▼
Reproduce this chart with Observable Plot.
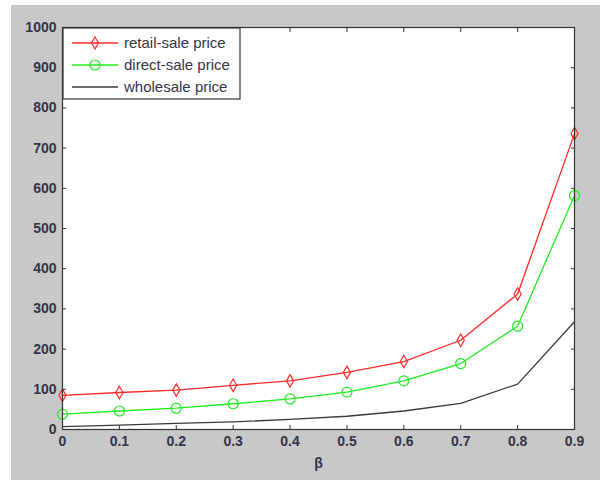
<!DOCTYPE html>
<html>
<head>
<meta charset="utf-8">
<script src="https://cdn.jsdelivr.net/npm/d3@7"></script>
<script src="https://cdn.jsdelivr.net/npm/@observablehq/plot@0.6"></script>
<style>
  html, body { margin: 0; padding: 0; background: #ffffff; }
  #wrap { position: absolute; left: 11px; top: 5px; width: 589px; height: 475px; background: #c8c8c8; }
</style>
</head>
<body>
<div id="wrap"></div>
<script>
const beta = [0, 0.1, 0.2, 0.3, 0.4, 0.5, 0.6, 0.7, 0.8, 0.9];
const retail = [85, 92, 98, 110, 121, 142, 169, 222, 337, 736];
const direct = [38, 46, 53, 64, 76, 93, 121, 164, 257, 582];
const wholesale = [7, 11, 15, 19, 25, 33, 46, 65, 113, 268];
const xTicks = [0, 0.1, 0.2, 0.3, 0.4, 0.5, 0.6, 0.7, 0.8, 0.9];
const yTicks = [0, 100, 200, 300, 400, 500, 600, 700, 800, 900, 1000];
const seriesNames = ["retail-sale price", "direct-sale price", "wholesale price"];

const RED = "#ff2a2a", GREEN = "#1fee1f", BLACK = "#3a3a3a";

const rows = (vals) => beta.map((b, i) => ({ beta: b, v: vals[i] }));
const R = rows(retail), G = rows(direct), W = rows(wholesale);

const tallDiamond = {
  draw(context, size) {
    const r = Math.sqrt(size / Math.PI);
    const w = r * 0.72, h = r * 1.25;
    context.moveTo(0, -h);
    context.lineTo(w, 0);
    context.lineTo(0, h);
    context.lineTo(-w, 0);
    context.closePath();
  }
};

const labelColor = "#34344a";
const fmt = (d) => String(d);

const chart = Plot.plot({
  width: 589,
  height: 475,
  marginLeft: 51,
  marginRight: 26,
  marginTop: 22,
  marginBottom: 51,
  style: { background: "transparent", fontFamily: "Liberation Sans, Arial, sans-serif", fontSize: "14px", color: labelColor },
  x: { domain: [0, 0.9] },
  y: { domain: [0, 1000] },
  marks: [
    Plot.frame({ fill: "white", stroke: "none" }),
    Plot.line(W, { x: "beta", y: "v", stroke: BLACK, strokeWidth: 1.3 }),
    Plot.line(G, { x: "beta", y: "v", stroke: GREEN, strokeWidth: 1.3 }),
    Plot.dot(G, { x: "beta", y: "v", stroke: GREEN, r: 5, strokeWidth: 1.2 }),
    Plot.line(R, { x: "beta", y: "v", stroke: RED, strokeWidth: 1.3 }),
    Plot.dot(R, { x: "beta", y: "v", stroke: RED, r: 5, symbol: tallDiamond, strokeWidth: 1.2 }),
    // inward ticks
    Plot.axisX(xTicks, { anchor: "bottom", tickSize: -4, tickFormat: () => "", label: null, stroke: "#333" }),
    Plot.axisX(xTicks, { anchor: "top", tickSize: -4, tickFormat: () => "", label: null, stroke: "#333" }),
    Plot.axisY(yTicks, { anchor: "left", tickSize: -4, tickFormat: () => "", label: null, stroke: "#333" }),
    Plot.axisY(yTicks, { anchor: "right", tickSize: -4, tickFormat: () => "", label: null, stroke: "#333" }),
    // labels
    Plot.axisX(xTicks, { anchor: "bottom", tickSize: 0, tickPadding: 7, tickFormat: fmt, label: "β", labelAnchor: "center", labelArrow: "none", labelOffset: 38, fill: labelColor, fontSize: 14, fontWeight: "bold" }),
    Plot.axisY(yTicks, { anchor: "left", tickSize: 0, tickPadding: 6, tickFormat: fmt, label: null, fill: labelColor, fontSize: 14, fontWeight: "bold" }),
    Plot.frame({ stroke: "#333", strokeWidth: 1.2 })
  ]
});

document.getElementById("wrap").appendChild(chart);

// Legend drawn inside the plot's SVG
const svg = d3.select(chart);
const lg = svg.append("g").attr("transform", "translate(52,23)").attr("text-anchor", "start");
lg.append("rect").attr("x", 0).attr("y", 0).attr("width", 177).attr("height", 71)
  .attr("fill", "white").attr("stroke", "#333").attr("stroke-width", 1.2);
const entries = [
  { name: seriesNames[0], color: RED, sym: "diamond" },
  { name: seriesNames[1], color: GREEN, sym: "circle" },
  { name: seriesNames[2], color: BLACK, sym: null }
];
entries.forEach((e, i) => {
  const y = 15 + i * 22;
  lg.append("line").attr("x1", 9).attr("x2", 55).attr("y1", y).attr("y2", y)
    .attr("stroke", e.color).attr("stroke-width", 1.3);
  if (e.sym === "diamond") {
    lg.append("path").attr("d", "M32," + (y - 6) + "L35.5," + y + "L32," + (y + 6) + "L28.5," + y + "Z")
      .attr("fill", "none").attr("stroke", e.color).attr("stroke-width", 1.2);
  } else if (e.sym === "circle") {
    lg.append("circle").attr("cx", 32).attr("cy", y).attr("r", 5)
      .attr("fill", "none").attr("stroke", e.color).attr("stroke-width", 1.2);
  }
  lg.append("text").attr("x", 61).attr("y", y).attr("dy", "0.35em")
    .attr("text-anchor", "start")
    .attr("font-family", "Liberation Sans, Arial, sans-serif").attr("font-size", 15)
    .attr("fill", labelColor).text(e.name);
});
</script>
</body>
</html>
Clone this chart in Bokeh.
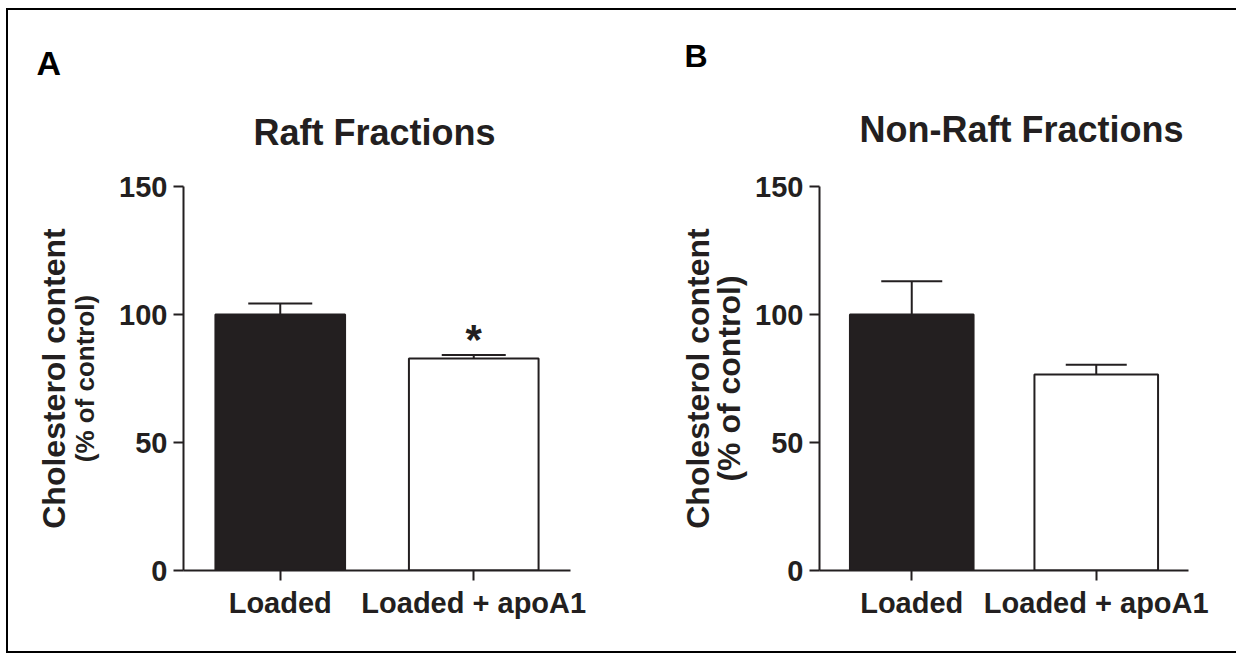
▲
_What needs to be done_
From the entries above, pull out each line that includes "chart".

_Exercise output_
Reproduce this chart with Observable Plot.
const chart = Plot.plot({
document.getElementById("wrap").appendChild(chart);
const svg = d3.select(chart);
Clone this chart in Bokeh.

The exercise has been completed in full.